- **Challenge**
In the entries below, find the line containing "Recreate this image" and the line containing "credit = '主夫旦ライフ'". Copy those two lines and everything between them exactly, without the pictures.

━━━ Listed entries ━━━

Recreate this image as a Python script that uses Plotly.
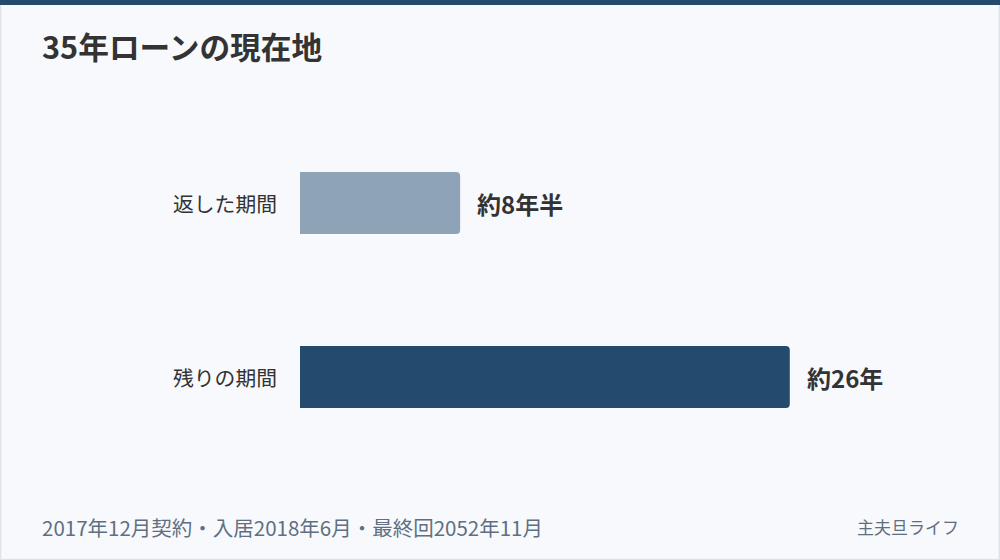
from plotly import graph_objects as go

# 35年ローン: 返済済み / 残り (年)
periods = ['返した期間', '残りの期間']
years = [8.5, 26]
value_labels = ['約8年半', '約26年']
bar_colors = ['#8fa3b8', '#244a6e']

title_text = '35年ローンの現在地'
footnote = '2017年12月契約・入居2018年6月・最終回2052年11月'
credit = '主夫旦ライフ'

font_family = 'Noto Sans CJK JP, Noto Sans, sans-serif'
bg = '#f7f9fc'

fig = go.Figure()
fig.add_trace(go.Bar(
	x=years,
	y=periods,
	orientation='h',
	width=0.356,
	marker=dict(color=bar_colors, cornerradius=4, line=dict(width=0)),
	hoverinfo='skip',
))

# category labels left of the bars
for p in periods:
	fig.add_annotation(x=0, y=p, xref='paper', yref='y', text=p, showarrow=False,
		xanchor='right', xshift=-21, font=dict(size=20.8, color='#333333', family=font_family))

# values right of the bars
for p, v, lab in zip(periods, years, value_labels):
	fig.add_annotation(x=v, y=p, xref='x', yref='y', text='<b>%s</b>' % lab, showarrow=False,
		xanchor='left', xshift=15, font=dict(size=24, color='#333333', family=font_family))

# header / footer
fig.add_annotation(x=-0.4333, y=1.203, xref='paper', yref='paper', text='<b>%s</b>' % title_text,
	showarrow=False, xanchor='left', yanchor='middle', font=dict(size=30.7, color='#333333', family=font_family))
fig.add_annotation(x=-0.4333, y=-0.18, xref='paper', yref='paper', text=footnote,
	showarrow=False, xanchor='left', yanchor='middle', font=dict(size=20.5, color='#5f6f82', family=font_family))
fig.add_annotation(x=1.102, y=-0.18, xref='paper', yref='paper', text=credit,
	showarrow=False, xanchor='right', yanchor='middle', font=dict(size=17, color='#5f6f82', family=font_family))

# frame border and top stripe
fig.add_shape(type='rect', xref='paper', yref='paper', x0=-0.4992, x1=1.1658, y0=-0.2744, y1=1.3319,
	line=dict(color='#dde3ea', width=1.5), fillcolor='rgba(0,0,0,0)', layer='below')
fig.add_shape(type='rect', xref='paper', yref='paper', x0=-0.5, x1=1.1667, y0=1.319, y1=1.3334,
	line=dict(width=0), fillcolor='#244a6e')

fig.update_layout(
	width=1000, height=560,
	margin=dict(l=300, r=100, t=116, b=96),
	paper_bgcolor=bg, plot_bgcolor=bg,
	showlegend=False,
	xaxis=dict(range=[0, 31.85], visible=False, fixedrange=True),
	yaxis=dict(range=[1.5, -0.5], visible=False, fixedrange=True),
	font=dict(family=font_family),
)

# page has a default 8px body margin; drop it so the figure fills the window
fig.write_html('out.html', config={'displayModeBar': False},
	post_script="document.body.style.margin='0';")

━━━
━━━ Listed entries ━━━

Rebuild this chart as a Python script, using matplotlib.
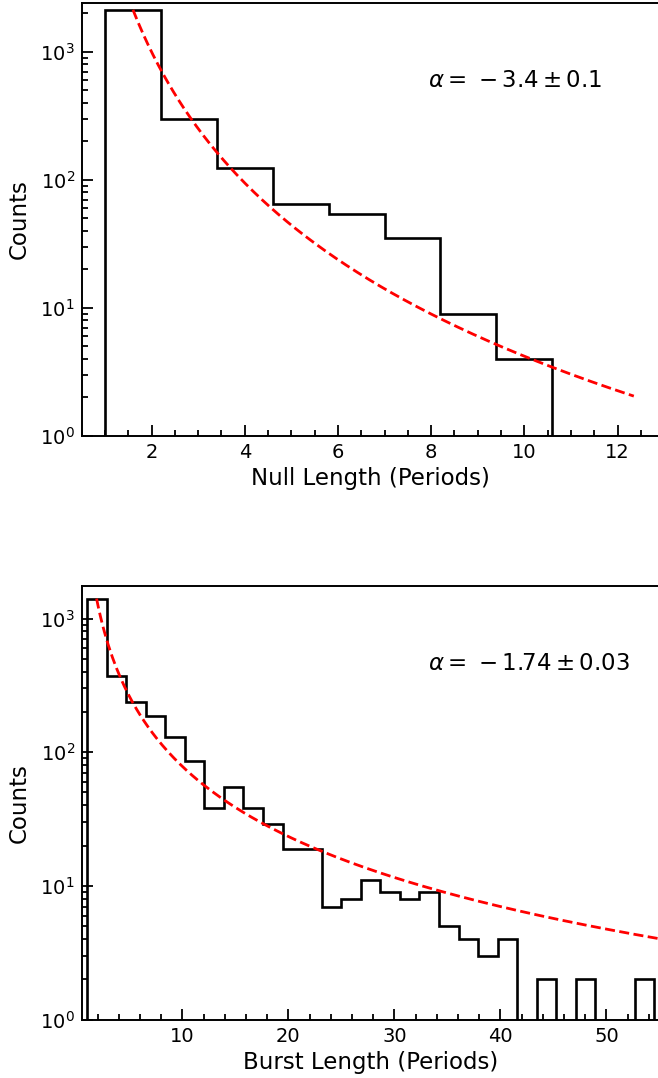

━━━
━━━ Listed entries ━━━

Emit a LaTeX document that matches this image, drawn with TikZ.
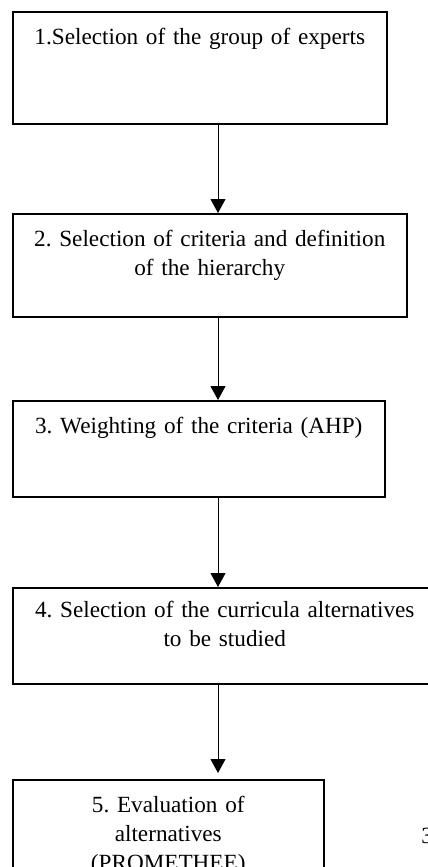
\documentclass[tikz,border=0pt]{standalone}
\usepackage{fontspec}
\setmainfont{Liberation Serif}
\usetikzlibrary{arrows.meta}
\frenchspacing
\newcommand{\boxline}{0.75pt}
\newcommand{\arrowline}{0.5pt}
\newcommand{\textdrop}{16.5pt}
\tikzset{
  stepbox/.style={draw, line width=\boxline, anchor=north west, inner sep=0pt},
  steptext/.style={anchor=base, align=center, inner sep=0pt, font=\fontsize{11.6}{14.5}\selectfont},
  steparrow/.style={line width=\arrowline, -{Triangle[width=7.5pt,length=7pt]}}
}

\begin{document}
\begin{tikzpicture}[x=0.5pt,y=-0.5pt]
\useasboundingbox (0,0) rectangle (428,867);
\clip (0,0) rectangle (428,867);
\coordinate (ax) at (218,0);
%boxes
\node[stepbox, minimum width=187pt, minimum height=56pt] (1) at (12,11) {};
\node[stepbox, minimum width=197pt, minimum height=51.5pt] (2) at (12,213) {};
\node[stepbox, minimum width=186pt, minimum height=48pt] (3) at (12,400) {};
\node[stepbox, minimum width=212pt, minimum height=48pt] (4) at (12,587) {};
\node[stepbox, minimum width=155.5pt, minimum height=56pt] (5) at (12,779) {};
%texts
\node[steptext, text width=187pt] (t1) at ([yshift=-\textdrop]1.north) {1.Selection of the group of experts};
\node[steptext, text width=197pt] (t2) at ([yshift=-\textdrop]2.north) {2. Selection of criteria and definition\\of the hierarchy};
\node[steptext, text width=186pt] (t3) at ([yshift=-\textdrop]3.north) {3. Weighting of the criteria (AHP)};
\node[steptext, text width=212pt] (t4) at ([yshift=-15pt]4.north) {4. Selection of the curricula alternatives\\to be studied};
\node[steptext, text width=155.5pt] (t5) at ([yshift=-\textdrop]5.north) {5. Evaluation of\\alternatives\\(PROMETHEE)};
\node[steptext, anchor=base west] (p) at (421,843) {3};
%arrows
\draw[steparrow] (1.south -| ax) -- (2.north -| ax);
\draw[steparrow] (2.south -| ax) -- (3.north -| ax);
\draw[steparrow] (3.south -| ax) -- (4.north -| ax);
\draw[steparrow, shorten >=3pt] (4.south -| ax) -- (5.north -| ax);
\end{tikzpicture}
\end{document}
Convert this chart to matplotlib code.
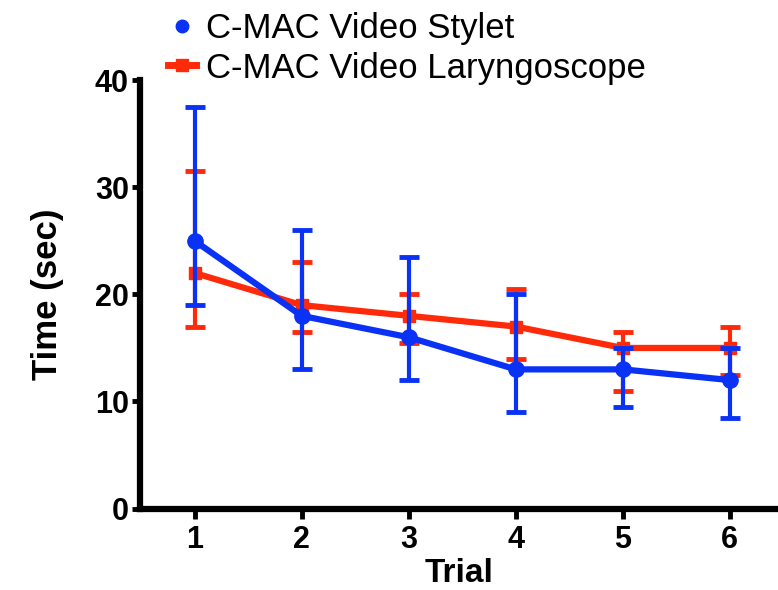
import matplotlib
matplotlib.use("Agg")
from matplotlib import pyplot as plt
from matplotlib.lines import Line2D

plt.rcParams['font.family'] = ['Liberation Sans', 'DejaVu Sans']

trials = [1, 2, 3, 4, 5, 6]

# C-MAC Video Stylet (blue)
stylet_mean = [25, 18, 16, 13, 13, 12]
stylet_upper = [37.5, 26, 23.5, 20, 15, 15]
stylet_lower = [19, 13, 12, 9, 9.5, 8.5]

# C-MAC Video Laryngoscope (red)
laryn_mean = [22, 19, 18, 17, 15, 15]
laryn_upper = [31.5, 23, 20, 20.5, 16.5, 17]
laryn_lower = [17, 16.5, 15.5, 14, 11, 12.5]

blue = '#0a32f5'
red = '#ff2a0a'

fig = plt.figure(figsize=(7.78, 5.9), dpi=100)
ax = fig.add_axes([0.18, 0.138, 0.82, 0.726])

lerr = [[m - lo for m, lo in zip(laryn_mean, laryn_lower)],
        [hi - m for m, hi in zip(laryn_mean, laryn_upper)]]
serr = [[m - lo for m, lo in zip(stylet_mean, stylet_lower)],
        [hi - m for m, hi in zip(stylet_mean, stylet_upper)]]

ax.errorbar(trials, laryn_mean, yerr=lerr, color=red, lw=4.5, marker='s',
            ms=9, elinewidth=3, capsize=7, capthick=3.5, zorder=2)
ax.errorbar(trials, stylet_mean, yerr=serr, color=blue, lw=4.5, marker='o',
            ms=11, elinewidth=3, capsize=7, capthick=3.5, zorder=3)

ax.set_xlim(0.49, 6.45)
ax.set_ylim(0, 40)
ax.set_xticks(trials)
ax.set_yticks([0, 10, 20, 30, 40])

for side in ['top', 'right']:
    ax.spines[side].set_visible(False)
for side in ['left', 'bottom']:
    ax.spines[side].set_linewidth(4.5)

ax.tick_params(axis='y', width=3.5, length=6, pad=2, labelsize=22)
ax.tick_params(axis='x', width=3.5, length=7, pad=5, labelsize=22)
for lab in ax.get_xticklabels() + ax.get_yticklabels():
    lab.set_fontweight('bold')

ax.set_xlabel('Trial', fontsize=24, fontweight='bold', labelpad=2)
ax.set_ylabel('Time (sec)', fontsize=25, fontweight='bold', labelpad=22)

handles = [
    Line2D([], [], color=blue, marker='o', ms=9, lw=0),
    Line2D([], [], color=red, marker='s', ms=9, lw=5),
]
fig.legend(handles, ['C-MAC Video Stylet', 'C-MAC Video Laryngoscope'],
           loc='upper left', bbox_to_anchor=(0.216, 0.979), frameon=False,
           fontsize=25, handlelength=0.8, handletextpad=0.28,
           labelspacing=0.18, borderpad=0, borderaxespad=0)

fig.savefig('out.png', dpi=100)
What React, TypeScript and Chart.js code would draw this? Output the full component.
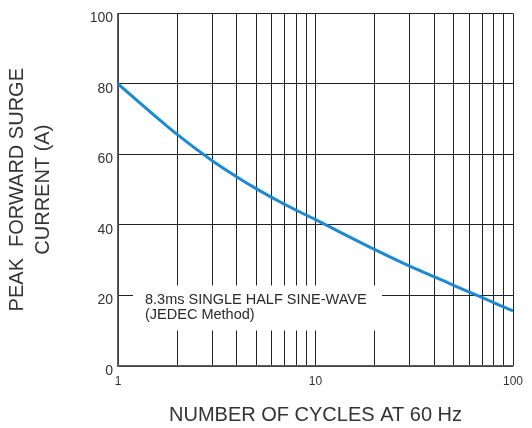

━━━

- **Correct output**
Recreate this image as a Python script that uses Plotly.
from plotly import graph_objects as go

# 35年ローン: 返済済み / 残り (年)
periods = ['返した期間', '残りの期間']
years = [8.5, 26]
value_labels = ['約8年半', '約26年']
bar_colors = ['#8fa3b8', '#244a6e']

title_text = '35年ローンの現在地'
footnote = '2017年12月契約・入居2018年6月・最終回2052年11月'
credit = '主夫旦ライフ'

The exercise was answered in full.